A new donation to Oswego’s Little White School Museum is helping tell the story of the community’s growth and its effect on Oswego’s schools.
On March 2, Rebecca Smith Hurd donated a student desk that was used at Church School before the rural school--the last still operating in the Oswego School District--closed for the last time in the spring of 1960. The desk has been added to the museum’s permanent “Education and Population Boom” exhibit.
“The desk will help visitors appreciate the changes that have occurred in the school district during the last 60 years as it grew from a small rural district to one of the largest in Illinois,” explained museum director Roger Matile.
The desk was patented in 1930 by G.H. Abbott and manufactured by Woodruff & Edwards, Inc., of Elgin, Ill., with a cast iron under assembly and maple seat and desktop.

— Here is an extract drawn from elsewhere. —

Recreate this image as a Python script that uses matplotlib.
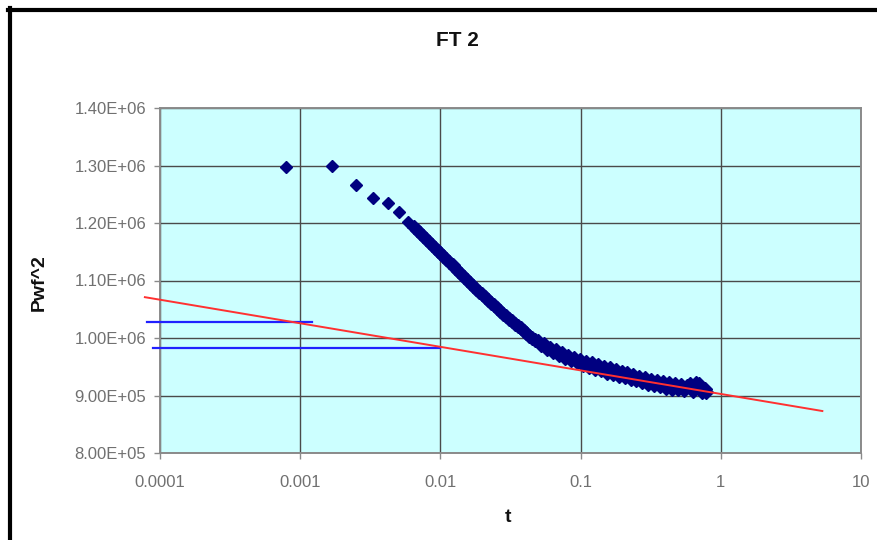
import matplotlib
matplotlib.use('Agg')
import matplotlib.pyplot as plt
from matplotlib.lines import Line2D
from matplotlib.ticker import FixedLocator, FuncFormatter, NullLocator

plt.rcParams['font.family'] = ['Liberation Sans', 'DejaVu Sans']

# data: early scattered points
t_early = [7.93e-4, 1.69e-3, 2.50e-3, 3.32e-3, 4.21e-3, 5.07e-3, 5.84e-3]
p_early = [1298000, 1300000, 1266000, 1244000, 1234000, 1219000, 1202000]

# data: dense part of the test
t_dense = [0.0065, 0.0068, 0.0072, 0.0075, 0.0079, 0.0083, 0.0087, 0.0091, 0.0096, 0.0100,
           0.0105, 0.0110, 0.0116, 0.0122, 0.0128, 0.0134, 0.0141, 0.0148, 0.0155, 0.0163,
           0.0171, 0.0180, 0.0189, 0.0198, 0.0208, 0.0218, 0.0229, 0.0240, 0.0252, 0.0265,
           0.0278, 0.0292, 0.0307, 0.0322, 0.0338, 0.0355, 0.0373, 0.0392, 0.0411, 0.0432,
           0.0453, 0.0476, 0.0500, 0.0525, 0.0551, 0.0579, 0.0608, 0.0638, 0.0670, 0.0703,
           0.0739, 0.0776, 0.0814, 0.0855, 0.0898, 0.0943, 0.0990, 0.104, 0.109, 0.115,
           0.120, 0.126, 0.133, 0.139, 0.146, 0.154, 0.161, 0.169, 0.178, 0.187,
           0.196, 0.206, 0.216, 0.227, 0.238, 0.250, 0.263, 0.276, 0.290, 0.304,
           0.320, 0.336, 0.352, 0.370, 0.388, 0.408, 0.428, 0.450, 0.472, 0.496,
           0.520, 0.546, 0.574, 0.602, 0.632, 0.664, 0.697, 0.732, 0.768, 0.790]
p_dense = [1193000, 1188000, 1182000, 1177600, 1172100, 1166900, 1161900, 1157200, 1151500, 1147200,
           1142000, 1137200, 1131500, 1126200, 1121100, 1116300, 1110900, 1105700, 1100800, 1095500,
           1090400, 1085100, 1080300, 1075700, 1070800, 1066100, 1061300, 1056700, 1051800, 1046900,
           1042200, 1037400, 1033200, 1029200, 1025100, 1020900, 1016700, 1012500, 1008500, 1004300,
           1000300, 996200, 995000, 988000, 989000, 981500, 983000, 976000, 978500, 971000,
           974000, 966000, 969500, 961500, 965500, 957500, 961500, 953000, 959000, 950000,
           956000, 946500, 953000, 943500, 950000, 940000, 947000, 937500, 944500, 934500,
           941500, 931500, 939000, 929000, 936000, 926500, 933000, 923500, 930500, 920500,
           927500, 918000, 925500, 916000, 923500, 913500, 921000, 912000, 919500, 910500,
           918000, 909000, 917000, 920000, 908000, 921000, 919500, 906000, 912000, 906500]

# straight-line fit (red) and the two horizontal marks (blue)
t_fit = [7.8e-5, 5.3]
p_fit = [1071000, 873000]
t_mark1 = [8.1e-5, 1.22e-3]
p_mark1 = [1028000, 1028000]
t_mark2 = [8.9e-5, 0.01]
p_mark2 = [982000, 982000]

x_ticks = [0.0001, 0.001, 0.01, 0.1, 1, 10]
x_ticklabels = ['0.0001', '0.001', '0.01', '0.1', '1', '10']
y_ticks = [800000, 900000, 1000000, 1100000, 1200000, 1300000, 1400000]

fig = plt.figure(figsize=(8.78, 5.40), dpi=100)
ax = fig.add_axes([160/878, 87/540, 701/878, 345/540])
ax.set_facecolor('#ccffff')

ax.set_xscale('log')
ax.set_xlim(1e-4, 10)
ax.set_ylim(800000, 1400000)

navy = '#000080'
ax.plot(t_early, p_early, linestyle='none', marker='D', markersize=6.6,
        color=navy, zorder=4)
ax.plot(t_dense, p_dense, linestyle='none', marker='D', markersize=6.8,
        color=navy, zorder=4)

ax.plot(t_fit, p_fit, color='#ff3030', linewidth=1.4, zorder=5, clip_on=False)
ax.plot(t_mark1, p_mark1, color='#2020ff', linewidth=1.6, zorder=3, clip_on=False)
ax.plot(t_mark2, p_mark2, color='#2020ff', linewidth=1.6, zorder=3, clip_on=False)

# ticks and grid
ax.xaxis.set_major_locator(FixedLocator(x_ticks))
ax.xaxis.set_minor_locator(NullLocator())
ax.set_xticklabels(x_ticklabels)
ax.yaxis.set_major_locator(FixedLocator(y_ticks))
ax.yaxis.set_major_formatter(FuncFormatter(lambda v, pos: f'{v:.2E}'))

ax.grid(True, which='major', color='#4a4a4a', linewidth=1.0, zorder=1)
ax.set_axisbelow(True)
for s in ax.spines.values():
    s.set_color('#8a8a8a')
    s.set_linewidth(1.4)
ax.tick_params(axis='both', direction='out', length=4, width=1, color='#8a8a8a',
               labelcolor='#707070', labelsize=12)
ax.tick_params(axis='y', pad=6)
ax.tick_params(axis='x', pad=12)

# titles
fig.text(457/878, 1 - 40/540, 'FT 2', ha='center', va='center',
         fontsize=15, fontweight='bold', color='#111111')
fig.text(508/878, 1 - 517/540, 't', ha='center', va='center',
         fontsize=14, fontweight='bold', color='#111111')
fig.text(39.5/878, 1 - 283/540, 'Pwf^2', ha='center', va='center', rotation=90,
         fontsize=14, fontweight='bold', color='#111111')

# chart frame (top and left edges)
fig.add_artist(Line2D([8/878, 1.0], [1 - 9.5/540, 1 - 9.5/540],
                      color='black', linewidth=3, transform=fig.transFigure))
fig.add_artist(Line2D([10.3/878, 10.3/878], [0.0, 1 - 8/540],
                      color='black', linewidth=3, transform=fig.transFigure))

fig.savefig('out.png', dpi=100)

Church School--informally named because it’s right across the road from the Wheatland United Presbyterian Church--was established in the early 1860s on land owned by Stephen Findlay. Classes were first held in a wood frame school building that was replaced in 1929 by a larger brick structure with the most modern features of that era including indoor bathrooms, central heating and even a fireplace.
Located just across the border from Oswego Township in Will County’s Wheatland Township, the school was eventually officially named Will County Grade School District 38. Students in grades one through eight attended the school. But with the end of World War II, parents began lobbying to send junior high-aged students into town schools where there were more educational opportunities. So at the start of the 1949-1950 school year, the rural district’s seventh and eighth graders were bused into Oswego.

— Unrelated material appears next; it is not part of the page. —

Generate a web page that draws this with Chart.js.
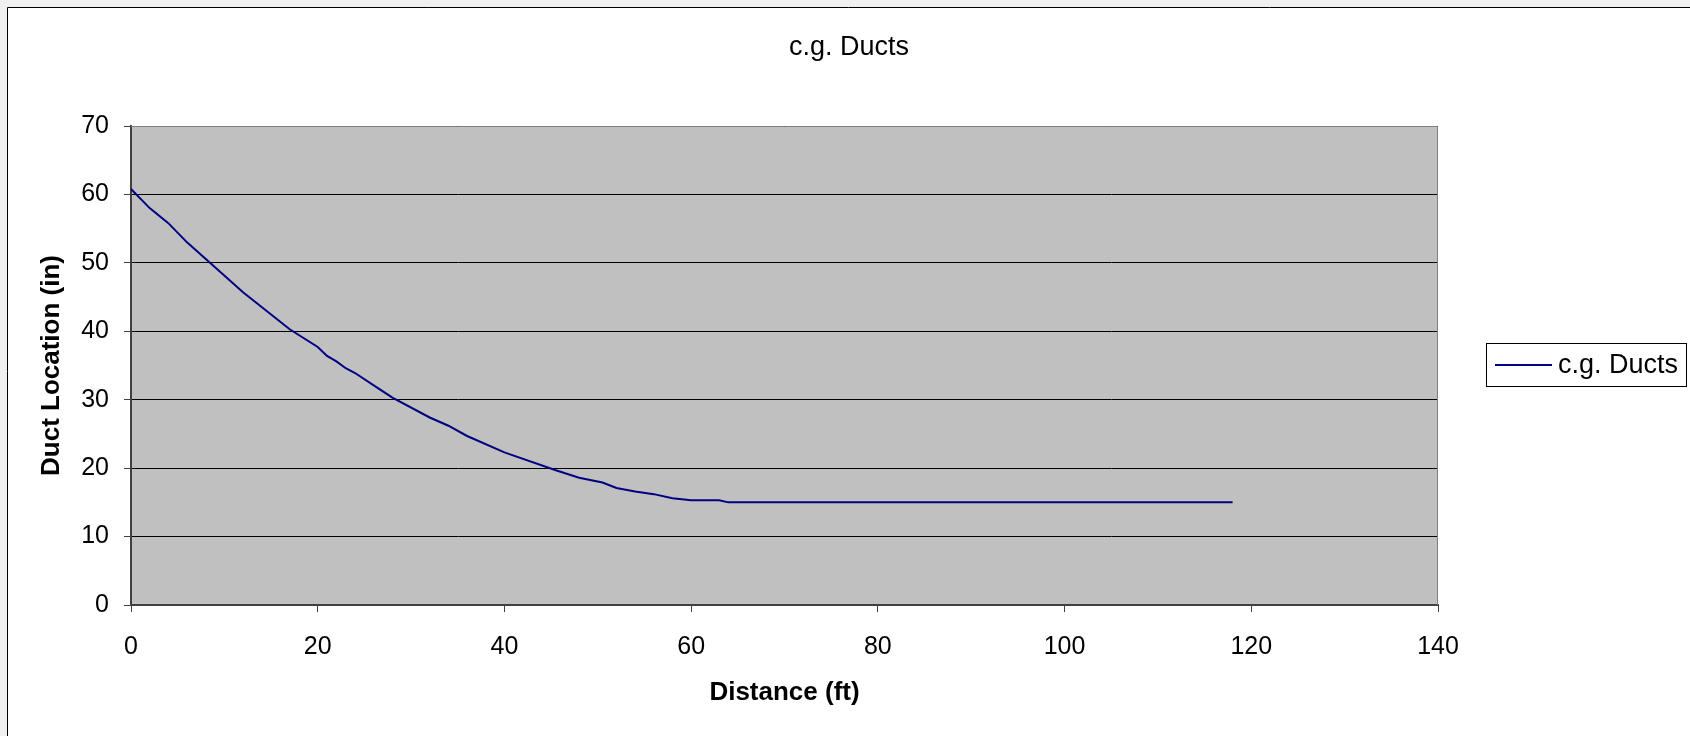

That was the era of on-going school consolidation when the state of Illinois began actively pressuring rural one-room school districts to merge with larger in-town districts, both to give students more educational opportunities and to save tax dollars--on a per-pupil basis, rural schools were more expensive to run than larger consolidated districts. As a result, starting in the 1953-54 school year, intermediate students were also bused to Oswego. Primary grades one through three attended classes at Church School until the school finally closed in the spring of 1960, the last rural building in the Oswego School District. It was eventually auctioned off by the school district and is a private home today.
The Little White School Museum, 72 Polk St., is a joint project of the not for profit Oswegoland Heritage Association and the Oswegoland Park District. Regular hours are Thursday and Friday, 2 to 6:30 p.m.; Saturday and Sunday, 9 a.m. to 2 p.m.; and Monday, 4 to 9 p.m. Admission is free, but donations are always appreciated.